--- DIRECTIONS FOR THIS TASK ---
Every line of the data must be copied exactly.

--- STORED DATA ---
════
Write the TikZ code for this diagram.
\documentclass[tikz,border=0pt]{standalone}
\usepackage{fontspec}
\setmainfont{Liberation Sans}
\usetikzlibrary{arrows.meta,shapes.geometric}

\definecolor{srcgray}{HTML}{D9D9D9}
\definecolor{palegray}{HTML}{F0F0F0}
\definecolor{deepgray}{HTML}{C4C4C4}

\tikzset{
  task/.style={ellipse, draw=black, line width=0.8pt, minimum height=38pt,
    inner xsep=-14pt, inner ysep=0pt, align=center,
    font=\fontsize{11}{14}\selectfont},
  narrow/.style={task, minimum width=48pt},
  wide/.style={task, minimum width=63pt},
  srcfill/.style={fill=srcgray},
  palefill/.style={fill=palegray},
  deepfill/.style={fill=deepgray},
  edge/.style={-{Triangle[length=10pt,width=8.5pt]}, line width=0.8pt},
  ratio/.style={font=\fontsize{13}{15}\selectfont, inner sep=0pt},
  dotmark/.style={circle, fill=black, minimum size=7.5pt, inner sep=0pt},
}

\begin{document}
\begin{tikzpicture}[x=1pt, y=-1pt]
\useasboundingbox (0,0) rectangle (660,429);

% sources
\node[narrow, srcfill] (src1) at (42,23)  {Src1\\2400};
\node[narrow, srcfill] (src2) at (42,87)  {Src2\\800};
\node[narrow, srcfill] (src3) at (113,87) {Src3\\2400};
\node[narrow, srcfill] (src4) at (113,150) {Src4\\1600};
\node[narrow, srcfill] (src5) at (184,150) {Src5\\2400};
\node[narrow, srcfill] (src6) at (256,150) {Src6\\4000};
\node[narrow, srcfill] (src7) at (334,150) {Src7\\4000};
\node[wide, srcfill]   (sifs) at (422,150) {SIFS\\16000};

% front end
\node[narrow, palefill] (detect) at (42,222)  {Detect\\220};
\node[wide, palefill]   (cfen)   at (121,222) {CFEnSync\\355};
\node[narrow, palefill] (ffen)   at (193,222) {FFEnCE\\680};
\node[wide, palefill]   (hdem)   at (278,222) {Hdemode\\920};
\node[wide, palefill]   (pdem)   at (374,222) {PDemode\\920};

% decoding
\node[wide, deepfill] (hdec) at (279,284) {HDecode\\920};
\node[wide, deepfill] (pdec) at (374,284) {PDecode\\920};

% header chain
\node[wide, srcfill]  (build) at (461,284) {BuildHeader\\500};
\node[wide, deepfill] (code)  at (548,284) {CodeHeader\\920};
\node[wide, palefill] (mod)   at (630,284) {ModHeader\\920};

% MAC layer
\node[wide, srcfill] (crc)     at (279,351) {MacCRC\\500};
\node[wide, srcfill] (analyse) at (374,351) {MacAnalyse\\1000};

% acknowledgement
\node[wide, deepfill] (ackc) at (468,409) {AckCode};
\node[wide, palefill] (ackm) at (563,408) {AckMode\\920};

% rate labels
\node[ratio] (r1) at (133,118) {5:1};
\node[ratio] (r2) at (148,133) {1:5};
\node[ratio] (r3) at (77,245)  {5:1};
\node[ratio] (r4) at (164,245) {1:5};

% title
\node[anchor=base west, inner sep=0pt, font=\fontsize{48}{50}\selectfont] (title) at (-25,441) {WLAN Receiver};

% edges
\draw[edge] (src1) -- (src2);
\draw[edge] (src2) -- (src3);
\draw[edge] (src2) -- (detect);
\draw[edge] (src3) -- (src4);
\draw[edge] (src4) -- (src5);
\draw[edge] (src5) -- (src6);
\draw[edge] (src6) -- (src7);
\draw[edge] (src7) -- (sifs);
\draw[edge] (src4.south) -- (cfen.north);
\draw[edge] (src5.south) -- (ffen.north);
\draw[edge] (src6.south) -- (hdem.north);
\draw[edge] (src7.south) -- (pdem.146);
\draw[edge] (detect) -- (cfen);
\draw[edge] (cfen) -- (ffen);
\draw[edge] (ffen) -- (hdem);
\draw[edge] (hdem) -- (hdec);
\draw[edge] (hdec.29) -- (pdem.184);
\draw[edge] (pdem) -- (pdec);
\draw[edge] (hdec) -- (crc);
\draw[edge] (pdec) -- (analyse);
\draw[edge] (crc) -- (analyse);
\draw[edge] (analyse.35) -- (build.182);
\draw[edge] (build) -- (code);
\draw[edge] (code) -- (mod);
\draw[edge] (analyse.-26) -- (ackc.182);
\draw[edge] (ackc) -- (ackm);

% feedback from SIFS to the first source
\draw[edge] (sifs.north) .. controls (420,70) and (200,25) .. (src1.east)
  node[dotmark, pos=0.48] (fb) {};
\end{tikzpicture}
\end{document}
════
--- OUTPUT ---
Write the TikZ code for this diagram.
\documentclass[tikz,border=0pt]{standalone}
\usepackage{fontspec}
\setmainfont{Liberation Sans}
\usetikzlibrary{arrows.meta,shapes.geometric}

\definecolor{srcgray}{HTML}{D9D9D9}
\definecolor{palegray}{HTML}{F0F0F0}
\definecolor{deepgray}{HTML}{C4C4C4}

\tikzset{
  task/.style={ellipse, draw=black, line width=0.8pt, minimum height=38pt,
    inner xsep=-14pt, inner ysep=0pt, align=center,
    font=\fontsize{11}{14}\selectfont},
  narrow/.style={task, minimum width=48pt},
  wide/.style={task, minimum width=63pt},
  srcfill/.style={fill=srcgray},
  palefill/.style={fill=palegray},
  deepfill/.style={fill=deepgray},
  edge/.style={-{Triangle[length=10pt,width=8.5pt]}, line width=0.8pt},
  ratio/.style={font=\fontsize{13}{15}\selectfont, inner sep=0pt},
  dotmark/.style={circle, fill=black, minimum size=7.5pt, inner sep=0pt},
}

\begin{document}
\begin{tikzpicture}[x=1pt, y=-1pt]
\useasboundingbox (0,0) rectangle (660,429);

% sources
\node[narrow, srcfill] (src1) at (42,23)  {Src1\\2400};
\node[narrow, srcfill] (src2) at (42,87)  {Src2\\800};
\node[narrow, srcfill] (src3) at (113,87) {Src3\\2400};
\node[narrow, srcfill] (src4) at (113,150) {Src4\\1600};
\node[narrow, srcfill] (src5) at (184,150) {Src5\\2400};
\node[narrow, srcfill] (src6) at (256,150) {Src6\\4000};
\node[narrow, srcfill] (src7) at (334,150) {Src7\\4000};
\node[wide, srcfill]   (sifs) at (422,150) {SIFS\\16000};

% front end
\node[narrow, palefill] (detect) at (42,222)  {Detect\\220};
\node[wide, palefill]   (cfen)   at (121,222) {CFEnSync\\355};
\node[narrow, palefill] (ffen)   at (193,222) {FFEnCE\\680};
\node[wide, palefill]   (hdem)   at (278,222) {Hdemode\\920};
\node[wide, palefill]   (pdem)   at (374,222) {PDemode\\920};

% decoding
\node[wide, deepfill] (hdec) at (279,284) {HDecode\\920};
\node[wide, deepfill] (pdec) at (374,284) {PDecode\\920};

% header chain
\node[wide, srcfill]  (build) at (461,284) {BuildHeader\\500};
\node[wide, deepfill] (code)  at (548,284) {CodeHeader\\920};
\node[wide, palefill] (mod)   at (630,284) {ModHeader\\920};

% MAC layer
\node[wide, srcfill] (crc)     at (279,351) {MacCRC\\500};
\node[wide, srcfill] (analyse) at (374,351) {MacAnalyse\\1000};

% acknowledgement
\node[wide, deepfill] (ackc) at (468,409) {AckCode};
\node[wide, palefill] (ackm) at (563,408) {AckMode\\920};

% rate labels
\node[ratio] (r1) at (133,118) {5:1};
\node[ratio] (r2) at (148,133) {1:5};
\node[ratio] (r3) at (77,245)  {5:1};
\node[ratio] (r4) at (164,245) {1:5};

% title
\node[anchor=base west, inner sep=0pt, font=\fontsize{48}{50}\selectfont] (title) at (-25,441) {WLAN Receiver};

% edges
\draw[edge] (src1) -- (src2);
\draw[edge] (src2) -- (src3);
\draw[edge] (src2) -- (detect);
\draw[edge] (src3) -- (src4);
\draw[edge] (src4) -- (src5);
\draw[edge] (src5) -- (src6);
\draw[edge] (src6) -- (src7);
\draw[edge] (src7) -- (sifs);
\draw[edge] (src4.south) -- (cfen.north);
\draw[edge] (src5.south) -- (ffen.north);
\draw[edge] (src6.south) -- (hdem.north);
\draw[edge] (src7.south) -- (pdem.146);
\draw[edge] (detect) -- (cfen);
\draw[edge] (cfen) -- (ffen);
\draw[edge] (ffen) -- (hdem);
\draw[edge] (hdem) -- (hdec);
\draw[edge] (hdec.29) -- (pdem.184);
\draw[edge] (pdem) -- (pdec);
\draw[edge] (hdec) -- (crc);
\draw[edge] (pdec) -- (analyse);
\draw[edge] (crc) -- (analyse);
\draw[edge] (analyse.35) -- (build.182);
\draw[edge] (build) -- (code);
\draw[edge] (code) -- (mod);
\draw[edge] (analyse.-26) -- (ackc.182);
\draw[edge] (ackc) -- (ackm);

% feedback from SIFS to the first source
\draw[edge] (sifs.north) .. controls (420,70) and (200,25) .. (src1.east)
  node[dotmark, pos=0.48] (fb) {};
\end{tikzpicture}
\end{document}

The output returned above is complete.